**What you should do**
Copy each line below exactly and leave the pictures out.

+ + + + + + +

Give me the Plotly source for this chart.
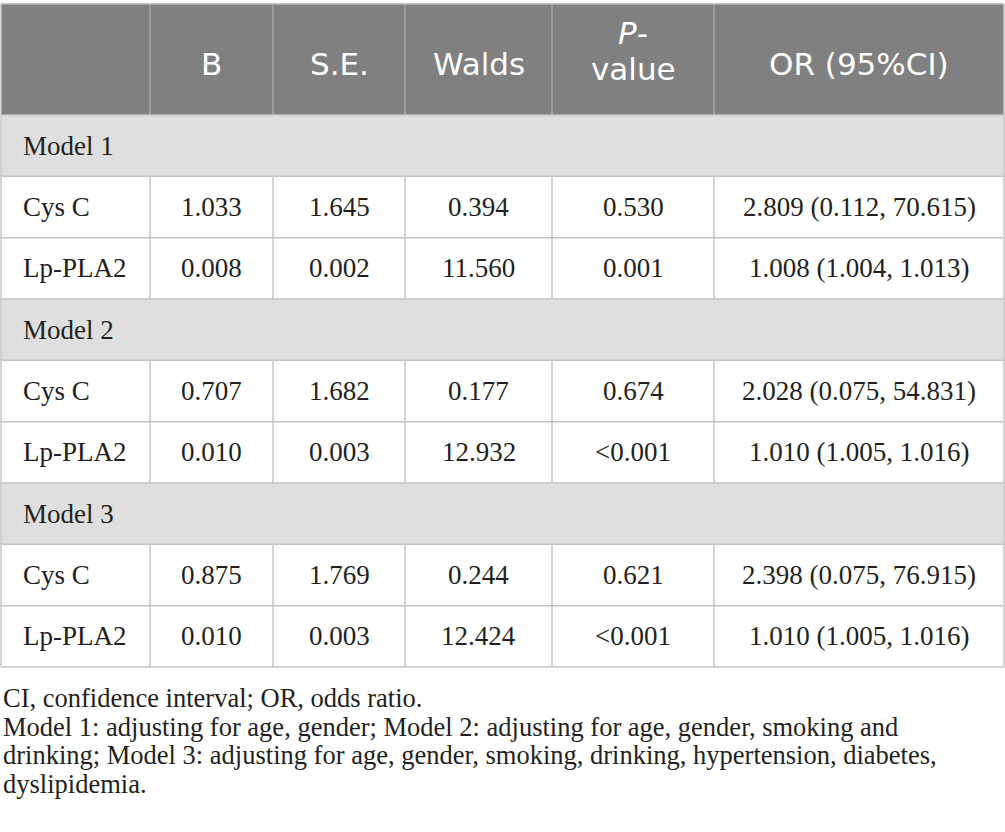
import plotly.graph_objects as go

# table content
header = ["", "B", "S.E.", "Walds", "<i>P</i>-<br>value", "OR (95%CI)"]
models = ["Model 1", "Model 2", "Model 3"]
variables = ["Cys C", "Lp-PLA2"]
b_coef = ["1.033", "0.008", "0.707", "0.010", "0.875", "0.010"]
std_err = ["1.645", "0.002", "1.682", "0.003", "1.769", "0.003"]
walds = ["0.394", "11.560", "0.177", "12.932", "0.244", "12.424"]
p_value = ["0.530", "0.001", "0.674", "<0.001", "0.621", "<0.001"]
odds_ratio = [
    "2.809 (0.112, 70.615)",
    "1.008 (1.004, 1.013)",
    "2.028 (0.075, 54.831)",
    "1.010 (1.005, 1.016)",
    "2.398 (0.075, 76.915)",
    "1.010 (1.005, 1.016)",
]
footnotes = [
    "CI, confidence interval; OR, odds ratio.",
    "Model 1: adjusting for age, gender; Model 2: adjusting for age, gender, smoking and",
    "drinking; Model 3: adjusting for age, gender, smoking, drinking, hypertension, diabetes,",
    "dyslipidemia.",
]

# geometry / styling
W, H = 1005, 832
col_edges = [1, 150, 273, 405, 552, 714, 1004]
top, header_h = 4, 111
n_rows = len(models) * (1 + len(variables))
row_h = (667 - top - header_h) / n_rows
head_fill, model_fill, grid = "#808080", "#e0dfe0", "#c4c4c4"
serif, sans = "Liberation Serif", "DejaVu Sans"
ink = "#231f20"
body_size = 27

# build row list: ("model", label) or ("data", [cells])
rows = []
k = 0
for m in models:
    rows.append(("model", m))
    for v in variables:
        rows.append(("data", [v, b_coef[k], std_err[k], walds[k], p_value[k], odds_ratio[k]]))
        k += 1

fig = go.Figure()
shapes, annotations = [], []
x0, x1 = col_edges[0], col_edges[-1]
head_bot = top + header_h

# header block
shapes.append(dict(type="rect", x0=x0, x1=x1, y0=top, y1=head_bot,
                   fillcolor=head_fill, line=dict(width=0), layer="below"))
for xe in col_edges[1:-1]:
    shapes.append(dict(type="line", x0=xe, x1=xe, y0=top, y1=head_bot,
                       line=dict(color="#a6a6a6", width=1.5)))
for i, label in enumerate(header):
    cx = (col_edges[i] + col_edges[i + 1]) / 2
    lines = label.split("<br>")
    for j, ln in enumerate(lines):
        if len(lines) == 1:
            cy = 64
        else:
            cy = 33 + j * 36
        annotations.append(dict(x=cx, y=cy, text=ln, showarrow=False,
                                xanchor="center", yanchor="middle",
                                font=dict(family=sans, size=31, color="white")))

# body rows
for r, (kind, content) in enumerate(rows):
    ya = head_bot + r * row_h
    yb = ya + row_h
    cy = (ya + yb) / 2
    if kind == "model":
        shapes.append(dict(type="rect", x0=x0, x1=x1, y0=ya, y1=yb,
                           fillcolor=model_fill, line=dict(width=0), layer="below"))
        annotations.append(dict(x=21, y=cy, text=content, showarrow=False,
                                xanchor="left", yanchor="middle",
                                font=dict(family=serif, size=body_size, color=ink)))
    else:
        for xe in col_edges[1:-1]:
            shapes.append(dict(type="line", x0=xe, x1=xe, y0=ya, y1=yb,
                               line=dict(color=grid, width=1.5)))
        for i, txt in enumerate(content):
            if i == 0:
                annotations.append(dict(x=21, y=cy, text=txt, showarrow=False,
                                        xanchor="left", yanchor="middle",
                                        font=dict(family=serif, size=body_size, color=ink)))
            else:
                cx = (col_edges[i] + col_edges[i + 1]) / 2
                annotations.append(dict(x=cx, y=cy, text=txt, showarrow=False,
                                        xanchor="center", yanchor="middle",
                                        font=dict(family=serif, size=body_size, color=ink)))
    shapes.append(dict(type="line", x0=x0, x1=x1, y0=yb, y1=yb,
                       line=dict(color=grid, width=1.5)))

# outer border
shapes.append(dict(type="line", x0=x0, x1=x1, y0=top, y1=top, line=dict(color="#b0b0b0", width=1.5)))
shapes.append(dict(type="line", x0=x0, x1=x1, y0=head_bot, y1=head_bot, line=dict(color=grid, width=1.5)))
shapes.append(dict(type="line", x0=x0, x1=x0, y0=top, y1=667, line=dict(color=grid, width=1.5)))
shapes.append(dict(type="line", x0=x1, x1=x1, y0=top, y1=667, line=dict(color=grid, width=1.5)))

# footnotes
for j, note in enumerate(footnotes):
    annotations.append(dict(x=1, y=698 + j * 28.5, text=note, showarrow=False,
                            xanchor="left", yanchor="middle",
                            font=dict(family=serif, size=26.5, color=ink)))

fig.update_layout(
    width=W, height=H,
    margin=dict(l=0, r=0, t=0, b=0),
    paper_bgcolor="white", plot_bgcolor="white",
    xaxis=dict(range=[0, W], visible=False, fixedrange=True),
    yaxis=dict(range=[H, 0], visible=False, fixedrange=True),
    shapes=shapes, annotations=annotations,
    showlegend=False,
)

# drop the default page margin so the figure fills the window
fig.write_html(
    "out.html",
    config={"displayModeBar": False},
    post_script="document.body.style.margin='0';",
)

+ + + + + + +

**Full response**
Give me the Plotly source for this chart.
import plotly.graph_objects as go

# table content
header = ["", "B", "S.E.", "Walds", "<i>P</i>-<br>value", "OR (95%CI)"]
models = ["Model 1", "Model 2", "Model 3"]
variables = ["Cys C", "Lp-PLA2"]
b_coef = ["1.033", "0.008", "0.707", "0.010", "0.875", "0.010"]
std_err = ["1.645", "0.002", "1.682", "0.003", "1.769", "0.003"]
walds = ["0.394", "11.560", "0.177", "12.932", "0.244", "12.424"]
p_value = ["0.530", "0.001", "0.674", "<0.001", "0.621", "<0.001"]
odds_ratio = [
    "2.809 (0.112, 70.615)",
    "1.008 (1.004, 1.013)",
    "2.028 (0.075, 54.831)",
    "1.010 (1.005, 1.016)",
    "2.398 (0.075, 76.915)",
    "1.010 (1.005, 1.016)",
]
footnotes = [
    "CI, confidence interval; OR, odds ratio.",
    "Model 1: adjusting for age, gender; Model 2: adjusting for age, gender, smoking and",
    "drinking; Model 3: adjusting for age, gender, smoking, drinking, hypertension, diabetes,",
    "dyslipidemia.",
]

# geometry / styling
W, H = 1005, 832
col_edges = [1, 150, 273, 405, 552, 714, 1004]
top, header_h = 4, 111
n_rows = len(models) * (1 + len(variables))
row_h = (667 - top - header_h) / n_rows
head_fill, model_fill, grid = "#808080", "#e0dfe0", "#c4c4c4"
serif, sans = "Liberation Serif", "DejaVu Sans"
ink = "#231f20"
body_size = 27

# build row list: ("model", label) or ("data", [cells])
rows = []
k = 0
for m in models:
    rows.append(("model", m))
    for v in variables:
        rows.append(("data", [v, b_coef[k], std_err[k], walds[k], p_value[k], odds_ratio[k]]))
        k += 1

fig = go.Figure()
shapes, annotations = [], []
x0, x1 = col_edges[0], col_edges[-1]
head_bot = top + header_h

# header block
shapes.append(dict(type="rect", x0=x0, x1=x1, y0=top, y1=head_bot,
                   fillcolor=head_fill, line=dict(width=0), layer="below"))
for xe in col_edges[1:-1]:
    shapes.append(dict(type="line", x0=xe, x1=xe, y0=top, y1=head_bot,
                       line=dict(color="#a6a6a6", width=1.5)))
for i, label in enumerate(header):
    cx = (col_edges[i] + col_edges[i + 1]) / 2
    lines = label.split("<br>")
    for j, ln in enumerate(lines):
        if len(lines) == 1:
            cy = 64
        else:
            cy = 33 + j * 36
        annotations.append(dict(x=cx, y=cy, text=ln, showarrow=False,
                                xanchor="center", yanchor="middle",
                                font=dict(family=sans, size=31, color="white")))

# body rows
for r, (kind, content) in enumerate(rows):
    ya = head_bot + r * row_h
    yb = ya + row_h
    cy = (ya + yb) / 2
    if kind == "model":
        shapes.append(dict(type="rect", x0=x0, x1=x1, y0=ya, y1=yb,
                           fillcolor=model_fill, line=dict(width=0), layer="below"))
        annotations.append(dict(x=21, y=cy, text=content, showarrow=False,
                                xanchor="left", yanchor="middle",
                                font=dict(family=serif, size=body_size, color=ink)))
    else:
        for xe in col_edges[1:-1]:
            shapes.append(dict(type="line", x0=xe, x1=xe, y0=ya, y1=yb,
                               line=dict(color=grid, width=1.5)))
        for i, txt in enumerate(content):
            if i == 0:
                annotations.append(dict(x=21, y=cy, text=txt, showarrow=False,
                                        xanchor="left", yanchor="middle",
                                        font=dict(family=serif, size=body_size, color=ink)))
            else:
                cx = (col_edges[i] + col_edges[i + 1]) / 2
                annotations.append(dict(x=cx, y=cy, text=txt, showarrow=False,
                                        xanchor="center", yanchor="middle",
                                        font=dict(family=serif, size=body_size, color=ink)))
    shapes.append(dict(type="line", x0=x0, x1=x1, y0=yb, y1=yb,
                       line=dict(color=grid, width=1.5)))

# outer border
shapes.append(dict(type="line", x0=x0, x1=x1, y0=top, y1=top, line=dict(color="#b0b0b0", width=1.5)))
shapes.append(dict(type="line", x0=x0, x1=x1, y0=head_bot, y1=head_bot, line=dict(color=grid, width=1.5)))
shapes.append(dict(type="line", x0=x0, x1=x0, y0=top, y1=667, line=dict(color=grid, width=1.5)))
shapes.append(dict(type="line", x0=x1, x1=x1, y0=top, y1=667, line=dict(color=grid, width=1.5)))

# footnotes
for j, note in enumerate(footnotes):
    annotations.append(dict(x=1, y=698 + j * 28.5, text=note, showarrow=False,
                            xanchor="left", yanchor="middle",
                            font=dict(family=serif, size=26.5, color=ink)))

fig.update_layout(
    width=W, height=H,
    margin=dict(l=0, r=0, t=0, b=0),
    paper_bgcolor="white", plot_bgcolor="white",
    xaxis=dict(range=[0, W], visible=False, fixedrange=True),
    yaxis=dict(range=[H, 0], visible=False, fixedrange=True),
    shapes=shapes, annotations=annotations,
    showlegend=False,
)

# drop the default page margin so the figure fills the window
fig.write_html(
    "out.html",
    config={"displayModeBar": False},
    post_script="document.body.style.margin='0';",
)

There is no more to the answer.